Space LLM - 10M Parameter Astronomy Language Model
A custom decoder-only transformer trained from scratch on space/astronomy text.
Model Details
- Parameters: 10.4 million
- Architecture: Decoder-only transformer
- 6 layers, 256 hidden dim, 8 attention heads
- RoPE (Rotary Position Embedding)
- SwiGLU activation
- RMSNorm
- Tied input/output embeddings
- Context length: 256 tokens
- Vocab size: 16,000 (SentencePiece BPE)
- Framework: JAX/Flax
- Training: TPU v3-8
Training Data
~34 million tokens collected from:
- Wikipedia (space/astronomy articles via API)
- arXiv (astro-ph, gr-qc, hep-ph abstracts)
- NASA APIs (APOD, Image Library, NSSDCA planetary fact sheets)
- Comprehensive space knowledge base
Performance
- Best validation loss: 5.24
- Perplexity: 188
Files
best.pkl- Best model checkpoint (Flax params, pickle format)final.pkl- Final model checkpointmodel_config.json- Model architecture configspace_tokenizer.model- SentencePiece tokenizerstep_*.pkl- Intermediate checkpoints
Usage
import pickle, json
import jax, jax.numpy as jnp
from flax import linen as nn
import sentencepiece as spm
# Load config and weights
with open("model_config.json") as f:
cfg = json.load(f)
with open("best.pkl", "rb") as f:
params = pickle.load(f)["params"]
# Load tokenizer
sp = spm.SentencePieceProcessor(model_file="space_tokenizer.model")

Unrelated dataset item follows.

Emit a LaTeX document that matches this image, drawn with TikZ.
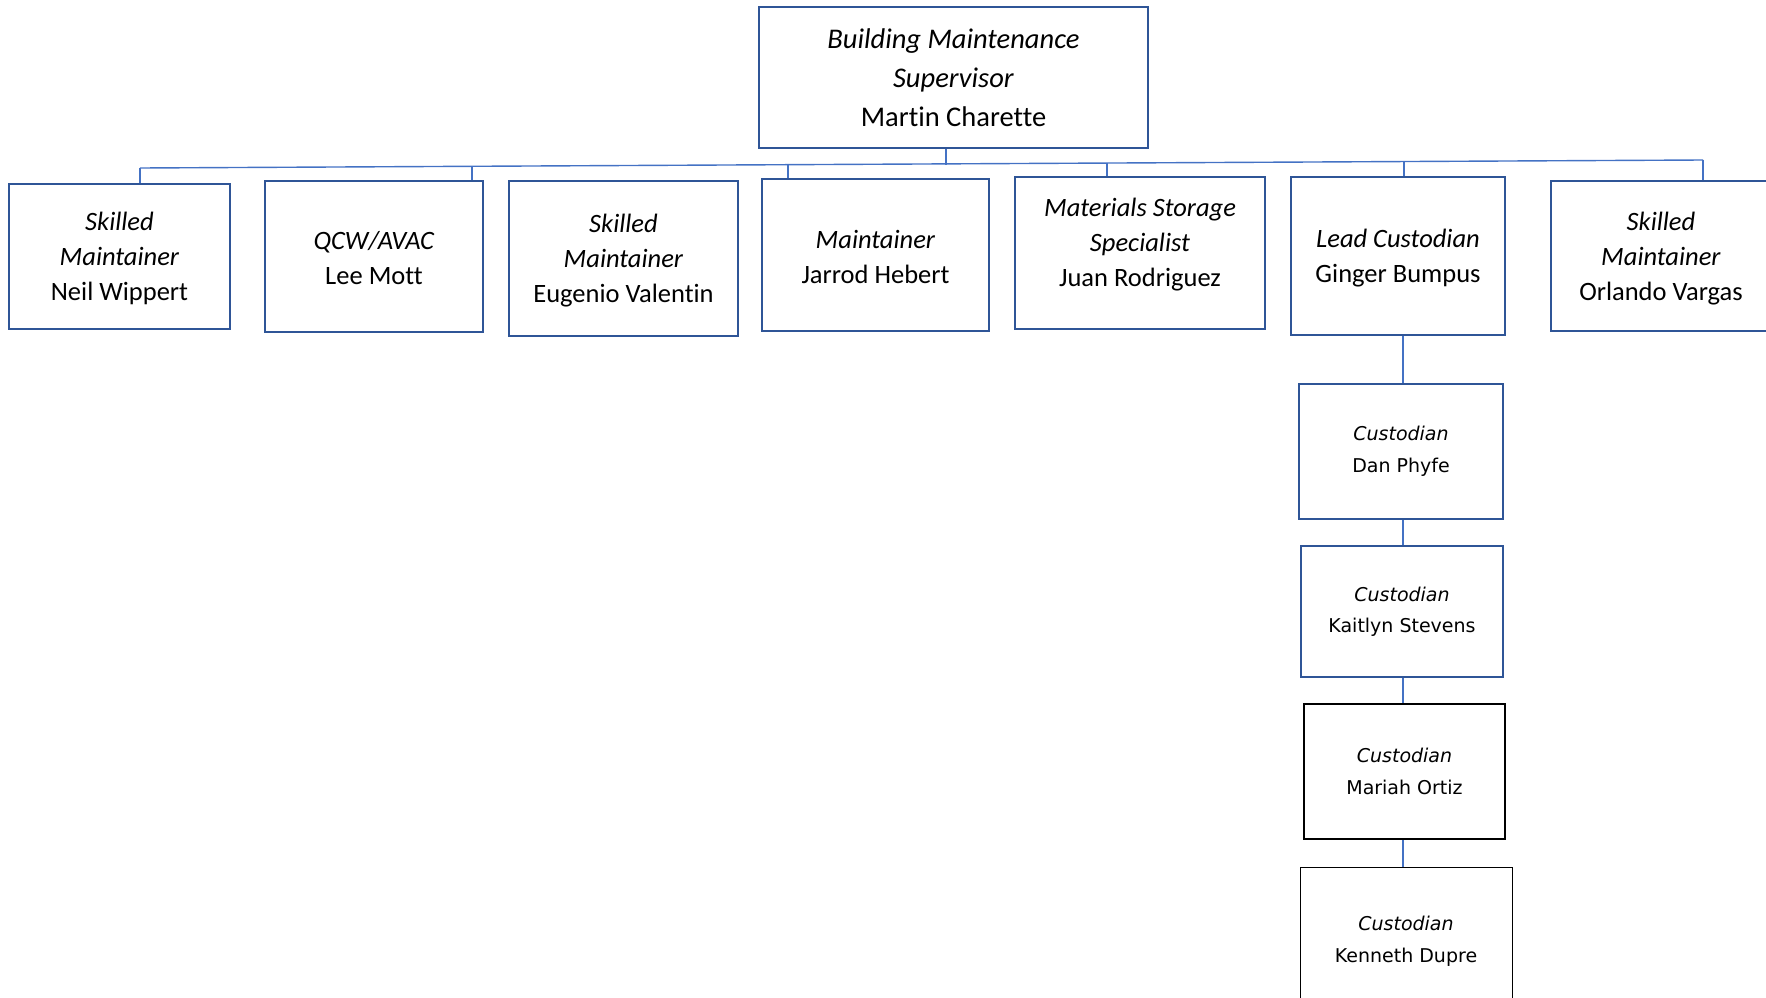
\documentclass[tikz,border=0pt]{standalone}
\usepackage{fontspec}
\setmainfont{Carlito}[Ligatures=NoCommon]
\newfontfamily\vsans{DejaVu Sans}
\definecolor{boxblue}{HTML}{2F5597}
\definecolor{lineblue}{HTML}{4472C4}
\definecolor{txtdark}{HTML}{000000}
\begin{document}
\begin{tikzpicture}[x=1pt,y=-1pt,
  box/.style={draw=boxblue,line width=2.6pt,rectangle,inner sep=0pt,align=center,
    font={\fontsize{26.5}{35}\selectfont}},
  topbox/.style={box,font={\fontsize{28.5}{39}\selectfont}},
  cbox/.style={draw=boxblue,line width=2.6pt,rectangle,inner sep=0pt,align=center,
    text=txtdark,font={\vsans\fontsize{19}{31.5}\selectfont}},
  txt/.style={inner sep=0pt,align=center,font={\fontsize{26.5}{35}\selectfont}},
  conn/.style={draw=lineblue,line width=1.4pt}]
\useasboundingbox (0,0) rectangle (1766,998);
% supervisor
\node[topbox,minimum width=389pt,minimum height=141pt] (sup) at (953.5,77.5)
  {\textit{Building Maintenance}\\\textit{Supervisor}\\Martin Charette};
% row
\node[box,minimum width=221pt,minimum height=145pt] (neil) at (119.5,256.5) {};
\node[txt] (neilt) at (119.5,258.5)
  {\textit{Skilled}\\\textit{Maintainer}\\Neil Wippert};
\node[box,minimum width=218pt,minimum height=151pt] (lee) at (374,256.5) {};
\node[txt] (leet) at (374,258)
  {\textit{QCW/AVAC}\\Lee Mott};
\node[box,minimum width=229pt,minimum height=155pt] (eug) at (623.5,258.5) {};
\node[txt] (eugt) at (623.5,260.5)
  {\textit{Skilled}\\\textit{Maintainer}\\Eugenio Valentin};
\node[box,minimum width=227pt,minimum height=152pt] (jar) at (875.5,255) {};
\node[txt] (jart) at (875.5,257)
  {\textit{Maintainer}\\Jarrod Hebert};
\node[box,minimum width=250pt,minimum height=152pt] (juan) at (1140,253) {};
\node[txt] (juant) at (1140,245)
  {\textit{Materials Storage}\\\textit{Specialist}\\Juan Rodriguez};
\node[box,minimum width=214pt,minimum height=158pt] (gin) at (1398,256) {};
\node[txt] (gint) at (1398,258)
  {\textit{Lead Custodian}\\Ginger Bumpus};
\node[box,minimum width=232pt,minimum height=150pt] (orl) at (1667,256) {};
\node[txt] (orlt) at (1661,258.5)
  {\textit{Skilled}\\\textit{Maintainer}\\Orlando Vargas};
% custodians
\node[cbox,minimum width=204pt,minimum height=135pt] (dan) at (1401,451.5)
  {\textit{Custodian}\\Dan Phyfe};
\node[cbox,minimum width=202pt,minimum height=131pt] (kai) at (1402,611.5)
  {\textit{Custodian}\\Kaitlyn Stevens};
\node[cbox,draw=black,line width=2.8pt,minimum width=201pt,minimum height=135pt] (mar) at (1404.5,771.5)
  {\textit{Custodian}\\Mariah Ortiz};
\node[cbox,draw=black,line width=0.9pt,minimum width=212pt,minimum height=148pt] (ken) at (1406,941)
  {\textit{Custodian}\\Kenneth Dupre};
% bus
\coordinate (busL) at (140,168);
\coordinate (busR) at (1703,160);
\coordinate (t2) at (472,166);
\coordinate (t4) at (788,165);
\coordinate (t5) at (1107,163);
\coordinate (t6) at (1404,161.5);
\coordinate (t0) at (946,164.8);
\draw[conn] (busL) -- (busR);
\draw[conn] (sup.south -| t0) -- (t0);
\draw[conn] (busL) -- (busL |- neil.north);
\draw[conn] (t2) -- (t2 |- lee.north);
\draw[conn] (t4) -- (t4 |- jar.north);
\draw[conn] (t5) -- (t5 |- juan.north);
\draw[conn] (t6) -- (t6 |- gin.north);
\draw[conn] (busR) -- (busR |- orl.north);
% custodian chain
\coordinate (cx) at (1403,0);
\draw[conn] (gin.south -| cx) -- (dan.north -| cx);
\draw[conn] (dan.south -| cx) -- (kai.north -| cx);
\draw[conn] (kai.south -| cx) -- (mar.north -| cx);
\draw[conn] (mar.south -| cx) -- (ken.north -| cx);
\end{tikzpicture}
\end{document}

# See https://github.com/korfalor-cloud/space-llm for full model code
Source Code
Full training code: https://github.com/korfalor-cloud/space-llm
Limitations
This is a small (10M param) model trained on limited data (34M tokens). It learns space vocabulary and topic associations but does not produce fully coherent prose. It's an educational demonstration of training an LLM from scratch.